▶ EXERCISE TASK: Take the lines from the head of the listing through the one bearing "(0,0) rectangle (3,1286);" and copy them exactly, leaving every picture out.

▶ DATA SHOWN:
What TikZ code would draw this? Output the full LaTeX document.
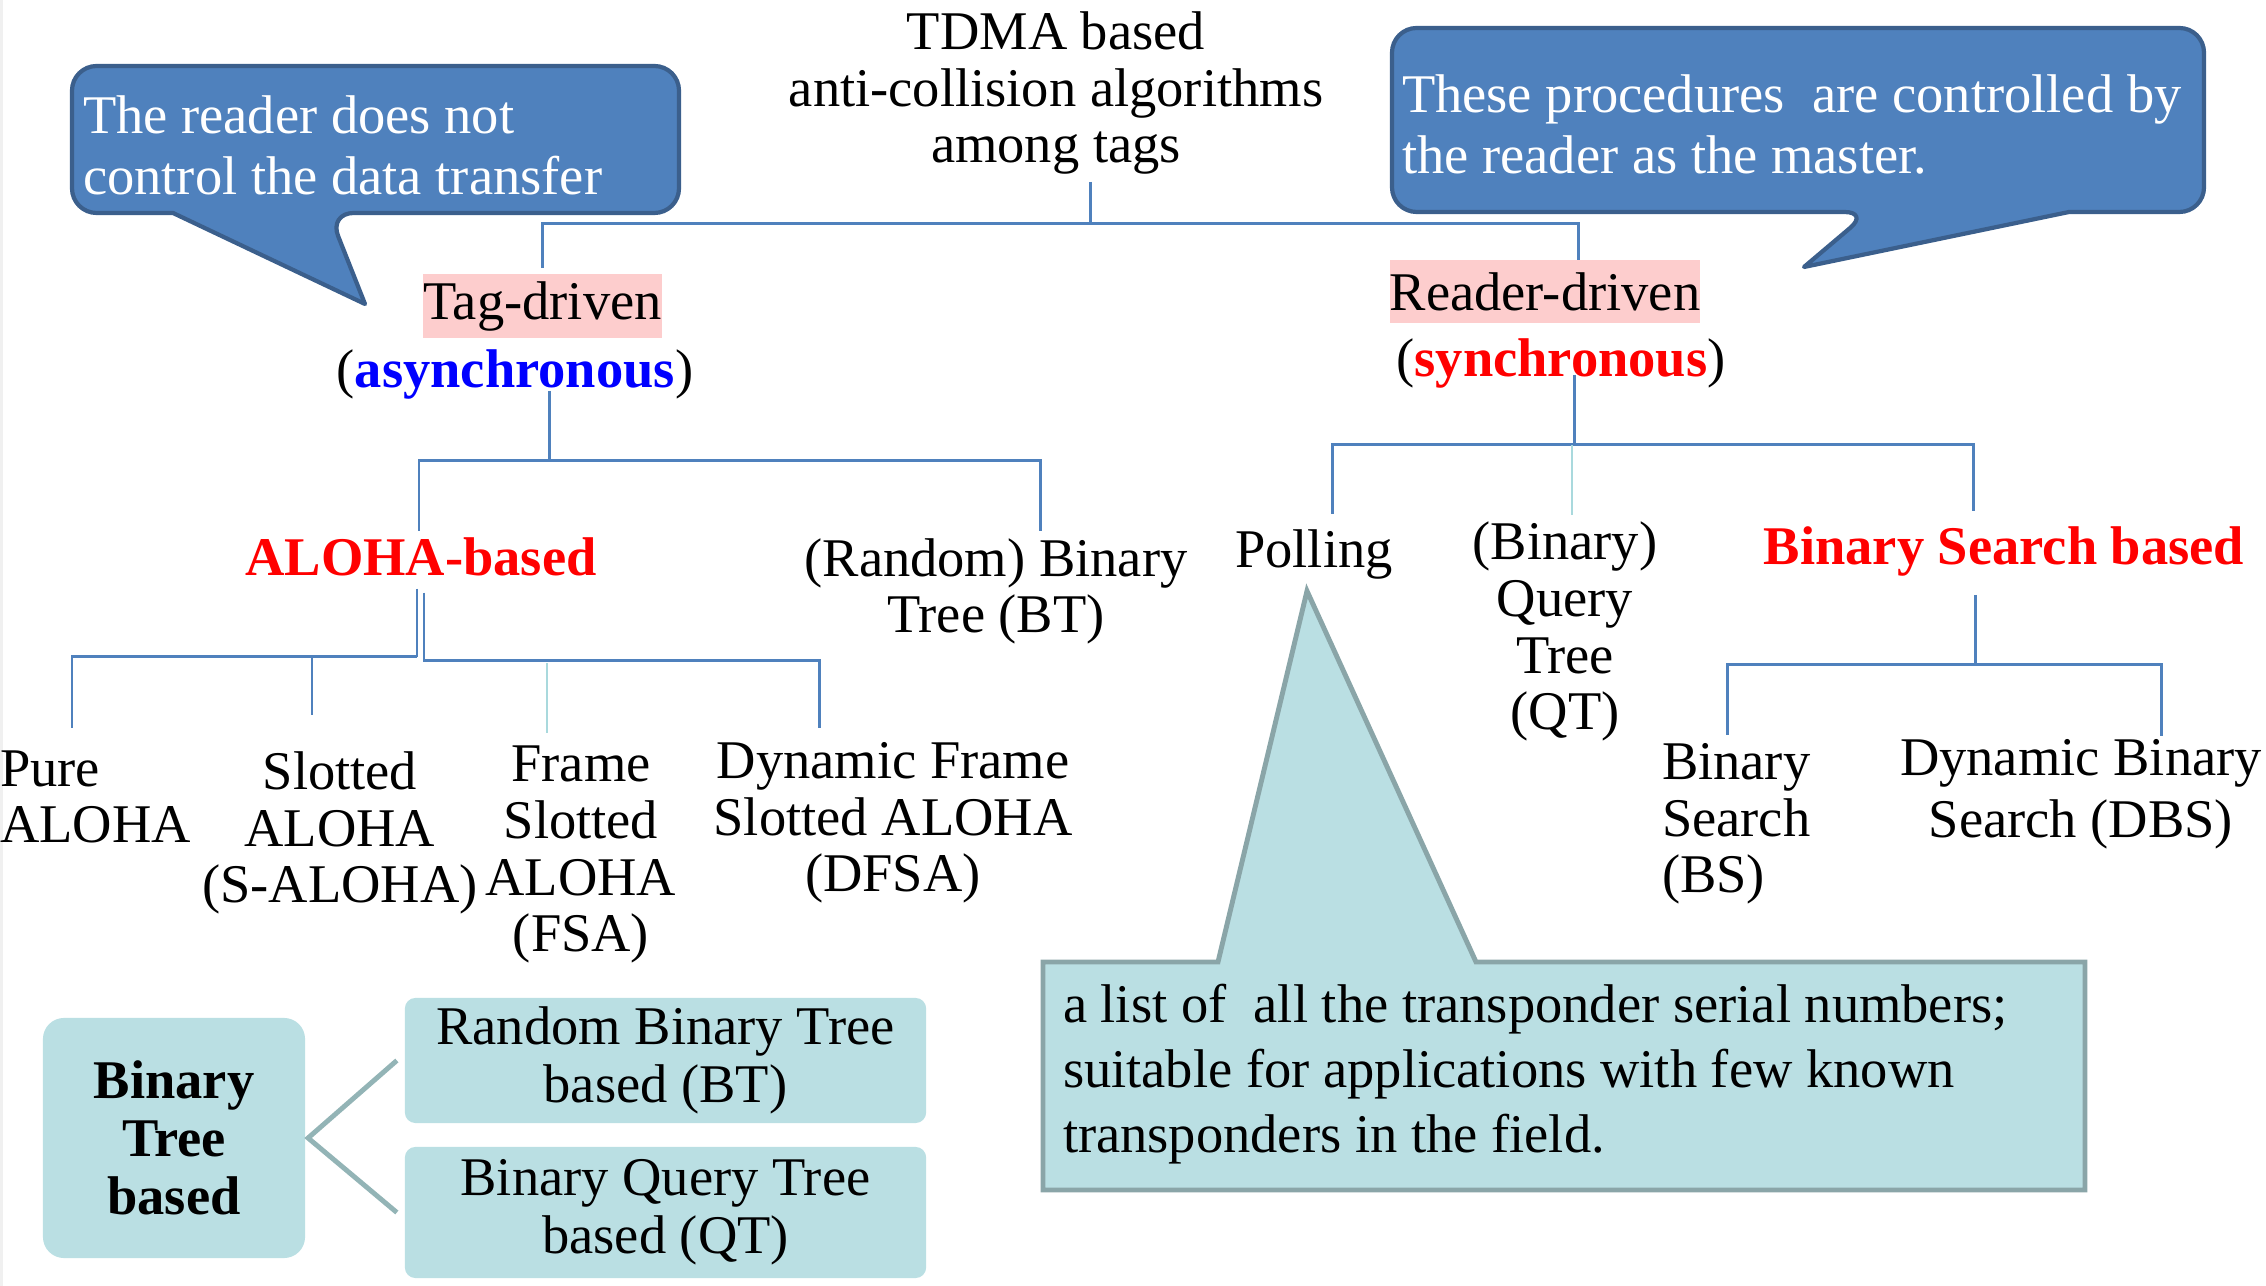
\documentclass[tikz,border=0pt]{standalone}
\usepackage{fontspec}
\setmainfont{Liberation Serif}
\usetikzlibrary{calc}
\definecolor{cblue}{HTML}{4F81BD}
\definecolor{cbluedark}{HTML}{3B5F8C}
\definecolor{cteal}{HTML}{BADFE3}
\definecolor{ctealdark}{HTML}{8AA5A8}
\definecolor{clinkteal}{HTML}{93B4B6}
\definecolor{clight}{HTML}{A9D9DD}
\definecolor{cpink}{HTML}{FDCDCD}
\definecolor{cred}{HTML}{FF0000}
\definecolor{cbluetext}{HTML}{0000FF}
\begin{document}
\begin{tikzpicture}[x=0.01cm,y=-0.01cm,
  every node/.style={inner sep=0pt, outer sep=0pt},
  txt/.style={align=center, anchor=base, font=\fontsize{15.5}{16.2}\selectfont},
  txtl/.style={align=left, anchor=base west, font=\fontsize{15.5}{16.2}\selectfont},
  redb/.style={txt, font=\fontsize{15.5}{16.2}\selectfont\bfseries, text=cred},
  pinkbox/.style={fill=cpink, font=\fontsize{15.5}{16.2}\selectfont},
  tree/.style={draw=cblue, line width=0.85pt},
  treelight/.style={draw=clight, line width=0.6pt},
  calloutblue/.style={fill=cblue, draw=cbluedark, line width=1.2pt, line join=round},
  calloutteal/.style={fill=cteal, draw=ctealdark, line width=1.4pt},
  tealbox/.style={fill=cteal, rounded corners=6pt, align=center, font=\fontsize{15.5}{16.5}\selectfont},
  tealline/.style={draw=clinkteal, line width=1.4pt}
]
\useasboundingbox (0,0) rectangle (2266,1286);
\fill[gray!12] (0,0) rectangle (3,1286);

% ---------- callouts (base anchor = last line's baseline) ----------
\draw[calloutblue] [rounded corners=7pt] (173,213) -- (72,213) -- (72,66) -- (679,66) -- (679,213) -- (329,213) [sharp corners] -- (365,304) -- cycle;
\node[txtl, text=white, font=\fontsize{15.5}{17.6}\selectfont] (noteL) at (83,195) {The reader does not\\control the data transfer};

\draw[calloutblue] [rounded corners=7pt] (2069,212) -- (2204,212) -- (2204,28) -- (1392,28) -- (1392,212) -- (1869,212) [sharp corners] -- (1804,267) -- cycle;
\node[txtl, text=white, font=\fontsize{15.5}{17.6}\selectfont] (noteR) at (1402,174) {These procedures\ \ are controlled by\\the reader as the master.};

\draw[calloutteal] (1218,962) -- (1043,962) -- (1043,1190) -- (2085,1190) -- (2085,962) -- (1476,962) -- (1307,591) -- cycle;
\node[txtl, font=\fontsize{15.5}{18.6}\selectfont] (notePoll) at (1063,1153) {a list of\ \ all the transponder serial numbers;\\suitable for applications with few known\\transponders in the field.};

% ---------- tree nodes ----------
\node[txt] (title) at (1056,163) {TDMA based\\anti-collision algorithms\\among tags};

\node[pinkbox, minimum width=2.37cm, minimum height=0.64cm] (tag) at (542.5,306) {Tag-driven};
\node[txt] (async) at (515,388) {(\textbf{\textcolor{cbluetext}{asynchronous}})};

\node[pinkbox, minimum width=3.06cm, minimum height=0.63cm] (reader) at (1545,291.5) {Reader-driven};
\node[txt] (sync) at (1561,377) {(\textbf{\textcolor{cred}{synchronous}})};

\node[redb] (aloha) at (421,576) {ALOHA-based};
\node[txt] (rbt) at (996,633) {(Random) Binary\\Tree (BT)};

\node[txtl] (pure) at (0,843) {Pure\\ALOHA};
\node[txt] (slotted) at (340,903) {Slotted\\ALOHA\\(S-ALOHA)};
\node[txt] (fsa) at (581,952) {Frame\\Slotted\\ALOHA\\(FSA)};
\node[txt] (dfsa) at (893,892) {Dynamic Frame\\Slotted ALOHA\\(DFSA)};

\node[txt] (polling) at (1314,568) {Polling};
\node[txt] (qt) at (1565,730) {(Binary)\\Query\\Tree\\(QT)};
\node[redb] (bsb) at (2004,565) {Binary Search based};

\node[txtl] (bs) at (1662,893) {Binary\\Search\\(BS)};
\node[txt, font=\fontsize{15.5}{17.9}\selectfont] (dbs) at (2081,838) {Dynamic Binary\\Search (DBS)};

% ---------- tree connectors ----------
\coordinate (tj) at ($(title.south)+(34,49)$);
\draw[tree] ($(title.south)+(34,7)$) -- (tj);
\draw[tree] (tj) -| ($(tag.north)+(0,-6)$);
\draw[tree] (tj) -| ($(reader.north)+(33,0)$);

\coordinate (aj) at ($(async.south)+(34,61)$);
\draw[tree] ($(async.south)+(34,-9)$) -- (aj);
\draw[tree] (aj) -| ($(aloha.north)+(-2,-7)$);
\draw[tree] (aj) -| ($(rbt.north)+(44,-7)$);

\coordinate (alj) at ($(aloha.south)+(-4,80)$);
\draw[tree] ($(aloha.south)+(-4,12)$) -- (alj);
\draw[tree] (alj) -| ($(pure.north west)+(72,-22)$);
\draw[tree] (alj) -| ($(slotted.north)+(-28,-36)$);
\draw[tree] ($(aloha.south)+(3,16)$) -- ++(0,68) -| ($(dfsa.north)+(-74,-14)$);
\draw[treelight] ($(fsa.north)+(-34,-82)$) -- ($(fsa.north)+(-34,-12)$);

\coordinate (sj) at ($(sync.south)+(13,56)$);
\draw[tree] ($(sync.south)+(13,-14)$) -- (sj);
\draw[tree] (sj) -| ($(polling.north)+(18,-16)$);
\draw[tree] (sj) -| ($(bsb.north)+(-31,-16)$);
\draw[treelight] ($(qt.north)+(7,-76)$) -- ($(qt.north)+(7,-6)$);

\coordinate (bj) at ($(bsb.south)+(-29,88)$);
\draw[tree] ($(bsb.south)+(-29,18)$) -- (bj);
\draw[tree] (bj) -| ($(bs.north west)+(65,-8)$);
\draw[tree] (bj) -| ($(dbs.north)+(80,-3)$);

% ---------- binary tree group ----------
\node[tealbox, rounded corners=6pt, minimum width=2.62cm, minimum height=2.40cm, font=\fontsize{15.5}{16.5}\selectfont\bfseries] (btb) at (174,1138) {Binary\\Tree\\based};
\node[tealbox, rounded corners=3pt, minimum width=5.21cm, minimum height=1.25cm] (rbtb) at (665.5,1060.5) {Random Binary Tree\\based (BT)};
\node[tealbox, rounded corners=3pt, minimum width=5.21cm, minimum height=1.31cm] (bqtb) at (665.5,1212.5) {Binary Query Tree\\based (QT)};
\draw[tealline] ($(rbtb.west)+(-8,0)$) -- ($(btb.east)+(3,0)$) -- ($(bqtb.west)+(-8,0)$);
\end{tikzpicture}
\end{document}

▶ EXERCISE RESPONSE:
What TikZ code would draw this? Output the full LaTeX document.
\documentclass[tikz,border=0pt]{standalone}
\usepackage{fontspec}
\setmainfont{Liberation Serif}
\usetikzlibrary{calc}
\definecolor{cblue}{HTML}{4F81BD}
\definecolor{cbluedark}{HTML}{3B5F8C}
\definecolor{cteal}{HTML}{BADFE3}
\definecolor{ctealdark}{HTML}{8AA5A8}
\definecolor{clinkteal}{HTML}{93B4B6}
\definecolor{clight}{HTML}{A9D9DD}
\definecolor{cpink}{HTML}{FDCDCD}
\definecolor{cred}{HTML}{FF0000}
\definecolor{cbluetext}{HTML}{0000FF}
\begin{document}
\begin{tikzpicture}[x=0.01cm,y=-0.01cm,
  every node/.style={inner sep=0pt, outer sep=0pt},
  txt/.style={align=center, anchor=base, font=\fontsize{15.5}{16.2}\selectfont},
  txtl/.style={align=left, anchor=base west, font=\fontsize{15.5}{16.2}\selectfont},
  redb/.style={txt, font=\fontsize{15.5}{16.2}\selectfont\bfseries, text=cred},
  pinkbox/.style={fill=cpink, font=\fontsize{15.5}{16.2}\selectfont},
  tree/.style={draw=cblue, line width=0.85pt},
  treelight/.style={draw=clight, line width=0.6pt},
  calloutblue/.style={fill=cblue, draw=cbluedark, line width=1.2pt, line join=round},
  calloutteal/.style={fill=cteal, draw=ctealdark, line width=1.4pt},
  tealbox/.style={fill=cteal, rounded corners=6pt, align=center, font=\fontsize{15.5}{16.5}\selectfont},
  tealline/.style={draw=clinkteal, line width=1.4pt}
]
\useasboundingbox (0,0) rectangle (2266,1286);
\fill[gray!12] (0,0) rectangle (3,1286);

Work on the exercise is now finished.